First appointed by (who else?) Ronald Reagan, Greenspan admitted putting too much faith in the theoretical ability of free markets to magically regulate themselves. “Those of us who have looked to the self-interest of lending institutions to protect shareholders’ equity, myself included, are in a state of shocked disbelief,” he confessed.

Evidently, the oracle persuaded himself that bankers wearing $2,000 suits and $500 shoes were too high-minded to steal.

Democrats reminded Greenspan that he’d had the legal authority to prevent irresponsible lending practices but refused to use it, despite increasingly dire warnings from economists outside the government of an unsustainable speculative housing bubble. Perennially indignant Rep. Henry Waxman, D-Calif., put it to him directly: “Do you feel that your ideology pushed you to make decisions that you wish you had not made?”

“Yes, I’ve found a flaw,” Greenspan conceded. “I don’t know how significant or permanent it is. But I’ve been very distressed by that fact.”

Yes, it’s called human nature. Or in theological terms, Original Sin. Leave the vault open, and chances are the cash won’t be there in the morning. A youthful devotee of the very bad novelist Ayn Rand, whose philosophy of “objectivism” holds that unlimited greed produces unlimited good, Greenspan’s as credulous as a child. It’s a good thing he travels mainly by limousine, because the poor fellow would be helpless in the hands of a cunning used car dealer.

“For a man who was once remarkably hard to decipher,” commented Steve Goldstein of MarketWatch.com, “Alan Greenspan is now as clear as an empty Lehman Brothers office.”

He actually believed that Wall Street investment bankers paid multimillion-dollar performance bonuses on the basis of short-term paper profits would restrain themselves from turning the nation’s financial system into a gigantic rigged roulette wheel for the shareholders’ sake.

Even so, Greenspan retained enough self-respect not to play along with the GOP’s latest poisonous alibi — that the entire subprime mortgage debacle was somehow the fault of laws enacted under Jimmy Carter and Bill Clinton forcing banks to make bad loans to poor blacks and Hispanics, who defaulted and took Wall Street down with them.

That this nasty fable violates simple common sense — hundreds of billions lost on ghetto real estate? — hasn’t prevented it from deluding Republican True Believers who somehow failed to register the fact that the GOP controlled the White House, Senate and House between 2002 and 2006 when the great majority of the damage was done.

Rather than act, Greenspan and his successors pooh-poohed warnings that a speculative bubble was inflating, slashed interest rates to near-record lows and did nothing to restrain investment in mortgage-based securities whose underlying worthlessness was concealed from buyers in an elaborate game of financial musical chairs.

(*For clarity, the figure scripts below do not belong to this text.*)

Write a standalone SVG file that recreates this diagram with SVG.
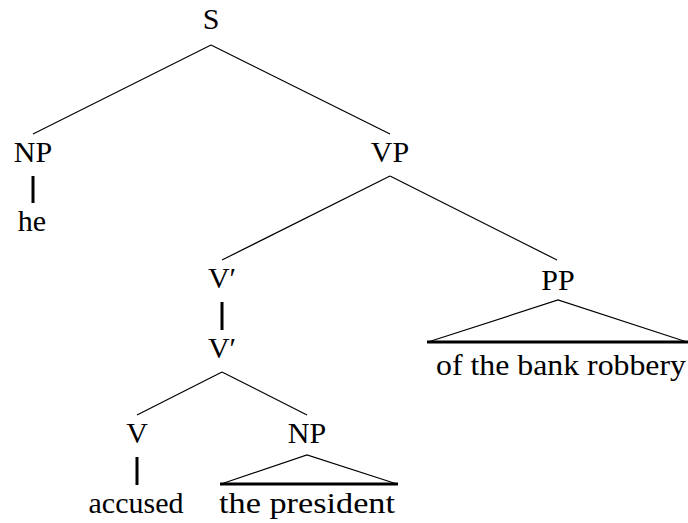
<svg xmlns="http://www.w3.org/2000/svg" width="688" height="523" viewBox="0 0 688 523">
<style>
text{font-family:'Liberation Serif','DejaVu Serif',serif;font-size:30px;fill:#000;text-anchor:middle}
.e{stroke:#000;stroke-width:1.2;fill:none}
.u{stroke:#000;stroke-width:3;fill:none}
</style>
<rect width="688" height="523" fill="#fff"/>
<g id="connectors">
<line class="e" x1="211" y1="45" x2="33" y2="134"/>
<line class="e" x1="211" y1="45" x2="390" y2="134"/>
<line class="u" x1="33" y1="176" x2="33" y2="203"/>
<line class="e" x1="390" y1="176" x2="222" y2="260"/>
<line class="e" x1="390" y1="176" x2="557" y2="260"/>
<line class="u" x1="222" y1="302" x2="222" y2="330"/>
<line class="e" x1="222" y1="372" x2="137" y2="415"/>
<line class="e" x1="222" y1="372" x2="307" y2="415"/>
<line class="u" x1="137" y1="457" x2="137" y2="485"/>
<path class="e" d="M221,484 L307,455 L397,484"/>
<line class="u" x1="220" y1="484" x2="398" y2="484"/>
<path class="e" d="M428,342 L558,300 L687,342"/>
<line class="u" x1="427" y1="342" x2="688" y2="342"/>
</g>
<g id="n-S"><text x="211" y="29">S</text></g>
<g id="n-NP1"><text x="33" y="162">NP</text></g>
<g id="n-he"><text x="32" y="231">he</text></g>
<g id="n-VP"><text x="390" y="162">VP</text></g>
<g id="n-Vbar1"><text x="222" y="288">V′</text></g>
<g id="n-PP"><text x="558" y="290">PP</text></g>
<g id="n-PPtext"><text x="561" y="375" textLength="250" lengthAdjust="spacingAndGlyphs">of the bank robbery</text></g>
<g id="n-Vbar2"><text x="222" y="358">V′</text></g>
<g id="n-V"><text x="137" y="443">V</text></g>
<g id="n-NP2"><text x="307" y="443">NP</text></g>
<g id="n-accused"><text x="136" y="513">accused</text></g>
<g id="n-NPtext"><text x="307" y="513" textLength="176" lengthAdjust="spacingAndGlyphs">the president</text></g>
</svg>
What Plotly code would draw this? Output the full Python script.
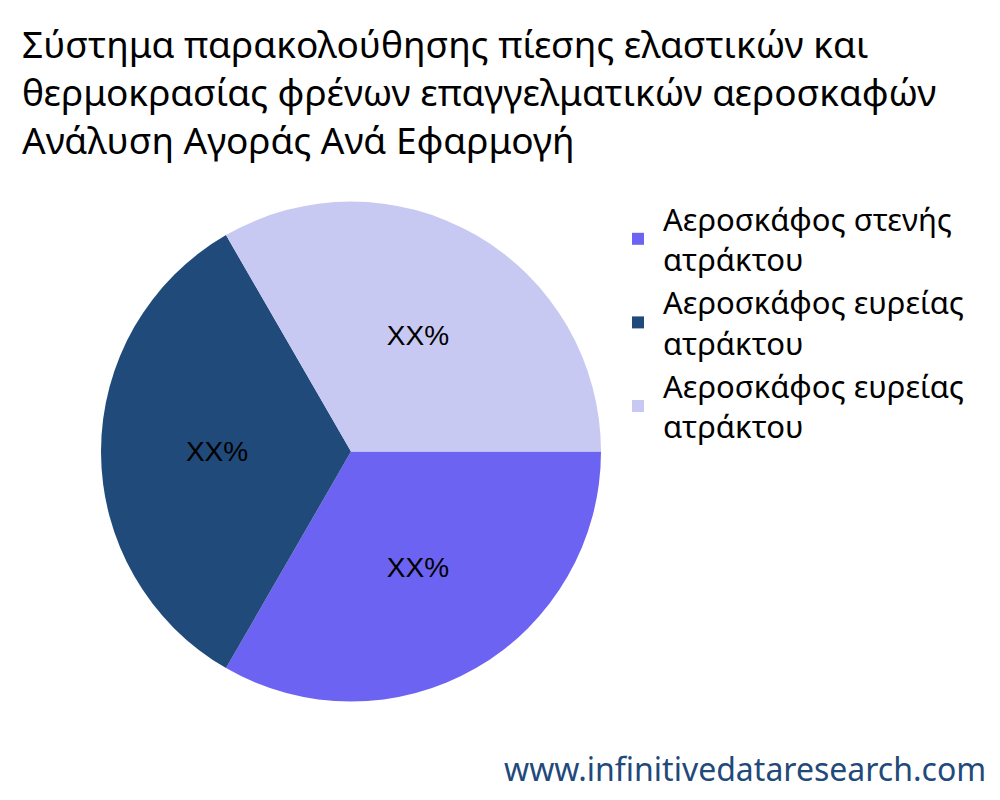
import plotly.graph_objects as go

labels = ["Αεροσκάφος στενής<br>ατράκτου", "Αεροσκάφος ευρείας<br>ατράκτου", "Αεροσκάφος ευρείας<br>ατράκτου "]
values = [1, 1, 1]
texts = ["XX%", "XX%", "XX%"]
colors = ["#6c63f2", "#1f4a7a", "#c8c9f2"]
title_text = ("Σύστημα παρακολούθησης πίεσης ελαστικών και<br>"
              "θερμοκρασίας φρένων επαγγελματικών αεροσκαφών<br>Ανάλυση Αγοράς Ανά Εφαρμογή")

fig = go.Figure()
fig.add_trace(go.Pie(
    labels=labels, values=values, text=texts, textinfo="text",
    marker=dict(colors=colors), sort=False, direction="clockwise", rotation=90,
    insidetextorientation="horizontal",
    textfont=dict(family="Liberation Sans, Arial", size=28, color="black"),
    domain=dict(x=[0.093, 0.593], y=[0.133, 0.758]),
))
fig.update_layout(
    width=1000, height=800,
    margin=dict(l=0, r=0, t=0, b=0),
    paper_bgcolor="white",
    font=dict(family="Noto Sans", color="black"),
    legend=dict(x=0.605, y=0.77, xanchor="left", yanchor="top", font=dict(size=31),
                itemwidth=40),
    annotations=[
        dict(text=title_text, x=0.012, y=0.99, xref="paper", yref="paper", xanchor="left", yanchor="top",
             align="left", showarrow=False, font=dict(size=37)),
        dict(text="www.infinitivedataresearch.com", x=0.98, y=0.02, xref="paper", yref="paper",
             xanchor="right", yanchor="bottom", showarrow=False,
             font=dict(size=32, color="#1f4a7a"))],
)
fig.write_html("out.html")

And guess what? It turns out, writes Newsweek business columnist Daniel Gross, that while minority homeowners actually have very good records of paying off mortgages, “lending money recklessly to obscenely rich white guys, such as Richard Fuld of Lehman Bros. or Jimmy Cayne of Bear Stearns, can be really risky.”

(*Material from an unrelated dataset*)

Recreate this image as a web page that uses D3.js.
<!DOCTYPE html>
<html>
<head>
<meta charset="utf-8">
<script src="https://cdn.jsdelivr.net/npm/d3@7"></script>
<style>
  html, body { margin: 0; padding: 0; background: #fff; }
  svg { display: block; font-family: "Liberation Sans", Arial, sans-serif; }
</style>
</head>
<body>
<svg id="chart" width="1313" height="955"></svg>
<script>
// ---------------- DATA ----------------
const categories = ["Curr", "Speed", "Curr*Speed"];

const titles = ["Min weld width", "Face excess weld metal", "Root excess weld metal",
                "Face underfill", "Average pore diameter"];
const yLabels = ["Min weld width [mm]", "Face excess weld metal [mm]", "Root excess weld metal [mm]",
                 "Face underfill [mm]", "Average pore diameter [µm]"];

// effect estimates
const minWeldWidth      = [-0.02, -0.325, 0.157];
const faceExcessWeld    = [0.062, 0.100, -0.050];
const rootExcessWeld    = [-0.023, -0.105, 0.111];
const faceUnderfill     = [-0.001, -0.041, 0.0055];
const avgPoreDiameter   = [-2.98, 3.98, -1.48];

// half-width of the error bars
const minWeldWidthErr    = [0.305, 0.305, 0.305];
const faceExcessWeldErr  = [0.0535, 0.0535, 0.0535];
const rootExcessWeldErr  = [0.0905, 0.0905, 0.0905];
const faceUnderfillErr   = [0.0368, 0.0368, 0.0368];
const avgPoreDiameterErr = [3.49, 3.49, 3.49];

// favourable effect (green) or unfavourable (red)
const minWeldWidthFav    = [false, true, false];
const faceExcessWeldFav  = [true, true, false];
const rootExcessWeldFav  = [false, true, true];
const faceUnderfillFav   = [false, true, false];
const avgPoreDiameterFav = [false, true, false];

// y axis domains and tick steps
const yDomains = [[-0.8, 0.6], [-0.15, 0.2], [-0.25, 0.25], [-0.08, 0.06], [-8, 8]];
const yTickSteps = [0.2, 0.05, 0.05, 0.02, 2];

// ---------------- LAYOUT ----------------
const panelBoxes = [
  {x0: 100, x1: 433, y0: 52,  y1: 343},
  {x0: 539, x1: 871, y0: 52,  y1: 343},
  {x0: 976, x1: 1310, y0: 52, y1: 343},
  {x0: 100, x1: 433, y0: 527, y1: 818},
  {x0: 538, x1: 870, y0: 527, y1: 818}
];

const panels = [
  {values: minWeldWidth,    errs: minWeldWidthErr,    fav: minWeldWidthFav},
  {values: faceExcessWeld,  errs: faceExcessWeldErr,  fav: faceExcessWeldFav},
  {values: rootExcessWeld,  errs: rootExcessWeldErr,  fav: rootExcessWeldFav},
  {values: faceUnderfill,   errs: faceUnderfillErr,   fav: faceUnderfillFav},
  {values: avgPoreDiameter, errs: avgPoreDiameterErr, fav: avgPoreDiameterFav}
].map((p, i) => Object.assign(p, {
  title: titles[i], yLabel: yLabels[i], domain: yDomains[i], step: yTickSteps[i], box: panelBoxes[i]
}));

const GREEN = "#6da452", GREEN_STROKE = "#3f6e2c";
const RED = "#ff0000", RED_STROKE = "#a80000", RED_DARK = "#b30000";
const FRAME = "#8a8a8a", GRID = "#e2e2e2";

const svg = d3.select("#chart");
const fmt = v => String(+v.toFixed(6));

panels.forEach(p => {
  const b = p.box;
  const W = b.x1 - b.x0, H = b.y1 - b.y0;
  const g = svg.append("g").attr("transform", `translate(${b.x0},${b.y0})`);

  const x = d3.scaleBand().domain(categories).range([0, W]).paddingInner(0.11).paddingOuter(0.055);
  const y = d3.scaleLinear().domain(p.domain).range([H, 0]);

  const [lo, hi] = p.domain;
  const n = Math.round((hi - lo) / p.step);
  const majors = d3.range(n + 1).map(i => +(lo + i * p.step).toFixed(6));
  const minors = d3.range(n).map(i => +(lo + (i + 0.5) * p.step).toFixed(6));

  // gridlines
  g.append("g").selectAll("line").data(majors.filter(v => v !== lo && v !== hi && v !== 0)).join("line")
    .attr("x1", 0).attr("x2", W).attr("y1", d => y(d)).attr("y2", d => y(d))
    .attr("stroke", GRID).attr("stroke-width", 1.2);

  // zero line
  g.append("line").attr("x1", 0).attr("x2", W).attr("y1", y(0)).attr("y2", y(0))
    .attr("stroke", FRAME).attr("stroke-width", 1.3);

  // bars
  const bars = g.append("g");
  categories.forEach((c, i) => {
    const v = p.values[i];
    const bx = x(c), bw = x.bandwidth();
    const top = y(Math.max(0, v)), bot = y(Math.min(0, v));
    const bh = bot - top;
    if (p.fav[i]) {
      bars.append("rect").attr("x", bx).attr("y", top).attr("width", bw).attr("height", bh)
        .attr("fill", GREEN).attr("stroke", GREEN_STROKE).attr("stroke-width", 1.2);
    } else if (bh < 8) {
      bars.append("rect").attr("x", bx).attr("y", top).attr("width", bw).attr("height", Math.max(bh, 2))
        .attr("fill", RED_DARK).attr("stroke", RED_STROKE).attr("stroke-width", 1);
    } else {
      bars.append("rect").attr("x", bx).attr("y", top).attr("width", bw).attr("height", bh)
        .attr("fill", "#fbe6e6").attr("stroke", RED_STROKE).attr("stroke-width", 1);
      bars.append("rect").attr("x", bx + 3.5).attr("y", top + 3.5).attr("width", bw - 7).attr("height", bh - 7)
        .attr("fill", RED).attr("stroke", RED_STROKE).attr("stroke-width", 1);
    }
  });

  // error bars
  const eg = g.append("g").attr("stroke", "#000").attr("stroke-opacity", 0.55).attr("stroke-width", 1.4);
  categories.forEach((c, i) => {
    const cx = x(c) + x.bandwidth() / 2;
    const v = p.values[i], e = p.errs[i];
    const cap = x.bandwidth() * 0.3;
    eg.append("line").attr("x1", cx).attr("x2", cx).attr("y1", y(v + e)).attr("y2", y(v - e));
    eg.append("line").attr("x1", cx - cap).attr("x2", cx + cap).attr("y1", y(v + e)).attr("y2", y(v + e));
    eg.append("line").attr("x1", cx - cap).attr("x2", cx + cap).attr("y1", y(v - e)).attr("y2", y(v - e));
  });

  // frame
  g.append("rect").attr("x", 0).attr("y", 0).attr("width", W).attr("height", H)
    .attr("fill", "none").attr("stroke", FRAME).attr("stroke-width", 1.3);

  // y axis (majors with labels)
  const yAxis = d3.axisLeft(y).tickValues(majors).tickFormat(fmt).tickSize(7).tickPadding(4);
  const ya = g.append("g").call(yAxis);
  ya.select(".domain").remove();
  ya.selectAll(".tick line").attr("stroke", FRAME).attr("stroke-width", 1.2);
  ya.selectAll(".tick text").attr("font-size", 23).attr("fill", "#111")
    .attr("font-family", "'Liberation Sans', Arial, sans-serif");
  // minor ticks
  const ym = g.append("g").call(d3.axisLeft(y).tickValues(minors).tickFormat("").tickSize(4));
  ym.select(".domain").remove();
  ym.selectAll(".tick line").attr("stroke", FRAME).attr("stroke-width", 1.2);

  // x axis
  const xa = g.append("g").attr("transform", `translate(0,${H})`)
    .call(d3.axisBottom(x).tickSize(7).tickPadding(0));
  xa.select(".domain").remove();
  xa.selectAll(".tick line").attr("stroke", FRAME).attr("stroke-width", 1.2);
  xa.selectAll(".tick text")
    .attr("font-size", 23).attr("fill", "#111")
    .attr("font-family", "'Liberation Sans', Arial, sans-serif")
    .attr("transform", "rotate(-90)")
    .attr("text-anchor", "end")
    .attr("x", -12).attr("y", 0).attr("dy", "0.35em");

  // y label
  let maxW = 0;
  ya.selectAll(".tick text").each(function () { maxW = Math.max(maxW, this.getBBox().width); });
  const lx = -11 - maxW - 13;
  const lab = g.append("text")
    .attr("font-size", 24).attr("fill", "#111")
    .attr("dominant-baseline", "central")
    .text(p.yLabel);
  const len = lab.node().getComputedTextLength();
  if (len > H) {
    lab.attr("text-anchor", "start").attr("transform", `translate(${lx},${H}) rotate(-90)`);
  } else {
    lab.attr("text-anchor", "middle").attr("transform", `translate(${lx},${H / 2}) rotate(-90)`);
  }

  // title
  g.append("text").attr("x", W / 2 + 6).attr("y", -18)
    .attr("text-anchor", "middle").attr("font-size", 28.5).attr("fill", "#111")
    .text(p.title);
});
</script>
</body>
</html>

Nobody forced these jokers to lend out upward of $33 for every dollar kept in reserve, an absurdly dangerous strategy. They did it because they were making out like bandits on fees and commissions. With luck, their multimillion-dollar bonuses would be safely ensconced in T-bills when the music stopped.

Invited by GOP congressmen to blame government-sponsored mortgage giants Fannie Mae and Freddie Mac for the debacle, Greenspan demurred. “The evidence strongly suggests that without the excess demand from securitizers,” he said “subprime mortgage originations (undeniably the original source of the crisis) would have been far smaller and defaults accordingly far lower.”

Greenspan looked like a fool, but he did salvage his honor.